● Problem statement
Skip the pictures. Transcribe the rest of the data below without changing a word.

● Material provided

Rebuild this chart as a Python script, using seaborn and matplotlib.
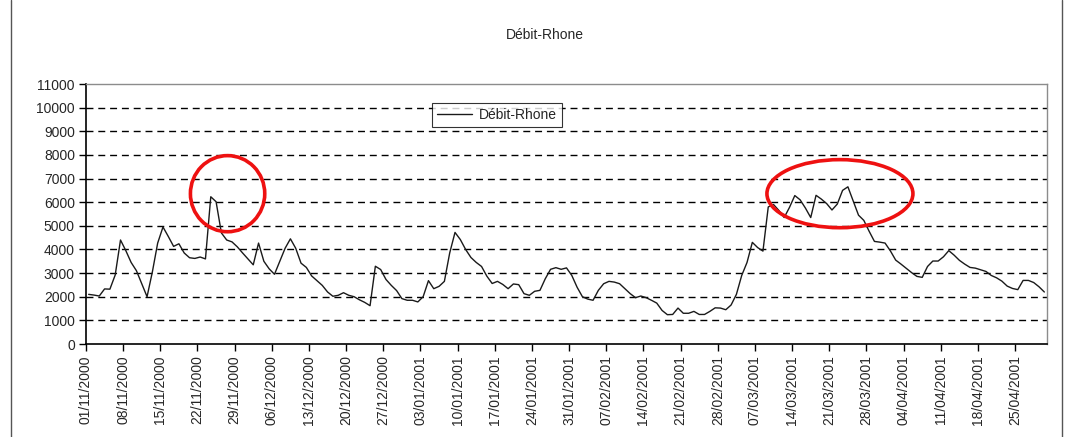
import numpy as np
import pandas as pd
import matplotlib
matplotlib.use("Agg")
import matplotlib.pyplot as plt
import matplotlib.dates as mdates
from matplotlib.patches import Ellipse
from matplotlib.lines import Line2D
import seaborn as sns

# Daily Rhône discharge (m3/s), 1 Nov 2000 - 30 Apr 2001
nov_2000 = [2100, 2070, 2030, 2330, 2320, 2920, 4400, 3950, 3450, 3100,
            2550, 2000, 3050, 4270, 4950, 4550, 4130, 4240, 3850, 3650,
            3620, 3680, 3600, 6230, 6020, 4700, 4400, 4320, 4110, 3850]
dec_2000 = [3600, 3350, 4270, 3500, 3180, 2950, 3500, 4050, 4450, 4050,
            3420, 3240, 2880, 2680, 2480, 2200, 2020, 2060, 2170, 2060,
            2000, 1870, 1760, 1620, 3290, 3150, 2730, 2480, 2260, 1920,
            1850]
jan_2001 = [1850, 1780, 2000, 2680, 2340, 2440, 2650, 3850, 4720, 4420,
            4000, 3660, 3450, 3280, 2870, 2560, 2650, 2520, 2340, 2540,
            2510, 2130, 2060, 2230, 2270, 2760, 3160, 3230, 3160, 3220,
            2900]
feb_2001 = [2400, 2000, 1900, 1850, 2270, 2550, 2650, 2620, 2550, 2340,
            2130, 1960, 2030, 1960, 1850, 1730, 1420, 1240, 1250, 1520,
            1300, 1300, 1380, 1250, 1250, 1380, 1530, 1520]
mar_2001 = [1450, 1650, 2100, 2900, 3450, 4300, 4080, 3930, 5800, 5900,
            5650, 5350, 5780, 6280, 6100, 5750, 5350, 6290, 6130, 5940,
            5670, 5920, 6500, 6650, 6050, 5450, 5230, 4770, 4340, 4310,
            4270]
apr_2001 = [3940, 3550, 3380, 3200, 3020, 2860, 2820, 3280, 3510, 3510,
            3690, 3950, 3760, 3540, 3380, 3240, 3210, 3140, 3070, 2900,
            2800, 2660, 2450, 2350, 2300, 2690, 2690, 2600, 2420, 2200]

series_name = "Débit-Rhone"
y_ticks = list(range(0, 12000, 1000))

debit = nov_2000 + dec_2000 + jan_2001 + feb_2001 + mar_2001 + apr_2001
dates = pd.date_range("2000-11-01", periods=len(debit), freq="D")
df = pd.DataFrame({"date": dates + pd.Timedelta(hours=12), series_name: debit})

sns.set_style("white")
plt.rcParams["font.family"] = ["Liberation Sans", "DejaVu Sans"]

fig = plt.figure(figsize=(10.70, 4.37), dpi=100)
ax = fig.add_axes([86 / 1070, 1 - 344 / 437, (1047 - 86) / 1070, (344 - 84) / 437])

sns.lineplot(data=df, x="date", y=series_name, ax=ax, color="#1a1a1a",
             linewidth=1.0, label=series_name)

ax.set_xlim(pd.Timestamp("2000-11-01"), pd.Timestamp("2001-05-01"))
ax.set_ylim(0, 11000)
ax.set_yticks(y_ticks)
ax.set_yticklabels([str(v) for v in y_ticks], fontsize=10)

week_ticks = pd.date_range("2000-11-01", "2001-04-30", freq="7D")
ax.set_xticks(week_ticks)
ax.xaxis.set_major_formatter(mdates.DateFormatter("%d/%m/%Y"))
plt.setp(ax.get_xticklabels(), rotation=90, fontsize=10, va="top", ha="center")
ax.set_xlabel("")
ax.set_ylabel("")

# dashed horizontal gridlines
for v in y_ticks[1:-1]:
    ax.axhline(v, color="black", linestyle=(0, (5, 3.5)), linewidth=1.0, zorder=0.5)

ax.tick_params(axis="both", which="major", direction="out", length=5, width=1,
               color="black", bottom=True, left=True, pad=3)
for side in ("left", "bottom"):
    ax.spines[side].set_color("black")
    ax.spines[side].set_linewidth(1.2)
for side in ("top", "right"):
    ax.spines[side].set_color("#8c8c8c")
    ax.spines[side].set_linewidth(1.0)

leg = ax.legend(loc="upper left", bbox_to_anchor=(0.353, 0.953), fontsize=10,
                frameon=True, fancybox=False, edgecolor="black",
                handlelength=2.5, borderpad=0.35, handletextpad=0.5)
leg.get_frame().set_linewidth(0.8)

# highlighted flood peaks
for cx, w, h in [(pd.Timestamp("2000-11-27 16:00"), 14, 3220),
                 (pd.Timestamp("2001-03-23"), 27.5, 2880)]:
    e = Ellipse((mdates.date2num(cx), 6360), width=w, height=h, fill=False,
                edgecolor="#ee1111", linewidth=2.6, zorder=5, clip_on=False)
    ax.add_patch(e)

fig.text(545 / 1070, 1 - 35 / 437, "Débit-Rhone", ha="center", va="center", fontsize=10)

# chart-area frame
for xpx in (11, 1062):
    fig.add_artist(Line2D([xpx / 1070, xpx / 1070], [0, 1], color="#555555",
                          linewidth=1.0, transform=fig.transFigure))

fig.savefig("out.png", dpi=100, facecolor="white")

● Correct answer
Rebuild this chart as a Python script, using seaborn and matplotlib.
import numpy as np
import pandas as pd
import matplotlib
matplotlib.use("Agg")
import matplotlib.pyplot as plt
import matplotlib.dates as mdates
from matplotlib.patches import Ellipse
from matplotlib.lines import Line2D
import seaborn as sns

# Daily Rhône discharge (m3/s), 1 Nov 2000 - 30 Apr 2001
nov_2000 = [2100, 2070, 2030, 2330, 2320, 2920, 4400, 3950, 3450, 3100,
            2550, 2000, 3050, 4270, 4950, 4550, 4130, 4240, 3850, 3650,
            3620, 3680, 3600, 6230, 6020, 4700, 4400, 4320, 4110, 3850]
dec_2000 = [3600, 3350, 4270, 3500, 3180, 2950, 3500, 4050, 4450, 4050,
            3420, 3240, 2880, 2680, 2480, 2200, 2020, 2060, 2170, 2060,
            2000, 1870, 1760, 1620, 3290, 3150, 2730, 2480, 2260, 1920,
            1850]
jan_2001 = [1850, 1780, 2000, 2680, 2340, 2440, 2650, 3850, 4720, 4420,
            4000, 3660, 3450, 3280, 2870, 2560, 2650, 2520, 2340, 2540,
            2510, 2130, 2060, 2230, 2270, 2760, 3160, 3230, 3160, 3220,
            2900]
feb_2001 = [2400, 2000, 1900, 1850, 2270, 2550, 2650, 2620, 2550, 2340,
            2130, 1960, 2030, 1960, 1850, 1730, 1420, 1240, 1250, 1520,
            1300, 1300, 1380, 1250, 1250, 1380, 1530, 1520]
mar_2001 = [1450, 1650, 2100, 2900, 3450, 4300, 4080, 3930, 5800, 5900,
            5650, 5350, 5780, 6280, 6100, 5750, 5350, 6290, 6130, 5940,
            5670, 5920, 6500, 6650, 6050, 5450, 5230, 4770, 4340, 4310,
            4270]
apr_2001 = [3940, 3550, 3380, 3200, 3020, 2860, 2820, 3280, 3510, 3510,
            3690, 3950, 3760, 3540, 3380, 3240, 3210, 3140, 3070, 2900,
            2800, 2660, 2450, 2350, 2300, 2690, 2690, 2600, 2420, 2200]

series_name = "Débit-Rhone"
y_ticks = list(range(0, 12000, 1000))

debit = nov_2000 + dec_2000 + jan_2001 + feb_2001 + mar_2001 + apr_2001
dates = pd.date_range("2000-11-01", periods=len(debit), freq="D")
df = pd.DataFrame({"date": dates + pd.Timedelta(hours=12), series_name: debit})

sns.set_style("white")
plt.rcParams["font.family"] = ["Liberation Sans", "DejaVu Sans"]

fig = plt.figure(figsize=(10.70, 4.37), dpi=100)
ax = fig.add_axes([86 / 1070, 1 - 344 / 437, (1047 - 86) / 1070, (344 - 84) / 437])

sns.lineplot(data=df, x="date", y=series_name, ax=ax, color="#1a1a1a",
             linewidth=1.0, label=series_name)

ax.set_xlim(pd.Timestamp("2000-11-01"), pd.Timestamp("2001-05-01"))
ax.set_ylim(0, 11000)
ax.set_yticks(y_ticks)
ax.set_yticklabels([str(v) for v in y_ticks], fontsize=10)

week_ticks = pd.date_range("2000-11-01", "2001-04-30", freq="7D")
ax.set_xticks(week_ticks)
ax.xaxis.set_major_formatter(mdates.DateFormatter("%d/%m/%Y"))
plt.setp(ax.get_xticklabels(), rotation=90, fontsize=10, va="top", ha="center")
ax.set_xlabel("")
ax.set_ylabel("")

# dashed horizontal gridlines
for v in y_ticks[1:-1]:
    ax.axhline(v, color="black", linestyle=(0, (5, 3.5)), linewidth=1.0, zorder=0.5)

ax.tick_params(axis="both", which="major", direction="out", length=5, width=1,
               color="black", bottom=True, left=True, pad=3)
for side in ("left", "bottom"):
    ax.spines[side].set_color("black")
    ax.spines[side].set_linewidth(1.2)
for side in ("top", "right"):
    ax.spines[side].set_color("#8c8c8c")
    ax.spines[side].set_linewidth(1.0)

leg = ax.legend(loc="upper left", bbox_to_anchor=(0.353, 0.953), fontsize=10,
                frameon=True, fancybox=False, edgecolor="black",
                handlelength=2.5, borderpad=0.35, handletextpad=0.5)
leg.get_frame().set_linewidth(0.8)

# highlighted flood peaks
for cx, w, h in [(pd.Timestamp("2000-11-27 16:00"), 14, 3220),
                 (pd.Timestamp("2001-03-23"), 27.5, 2880)]:
    e = Ellipse((mdates.date2num(cx), 6360), width=w, height=h, fill=False,
                edgecolor="#ee1111", linewidth=2.6, zorder=5, clip_on=False)
    ax.add_patch(e)

fig.text(545 / 1070, 1 - 35 / 437, "Débit-Rhone", ha="center", va="center", fontsize=10)

# chart-area frame
for xpx in (11, 1062):
    fig.add_artist(Line2D([xpx / 1070, xpx / 1070], [0, 1], color="#555555",
                          linewidth=1.0, transform=fig.transFigure))

fig.savefig("out.png", dpi=100, facecolor="white")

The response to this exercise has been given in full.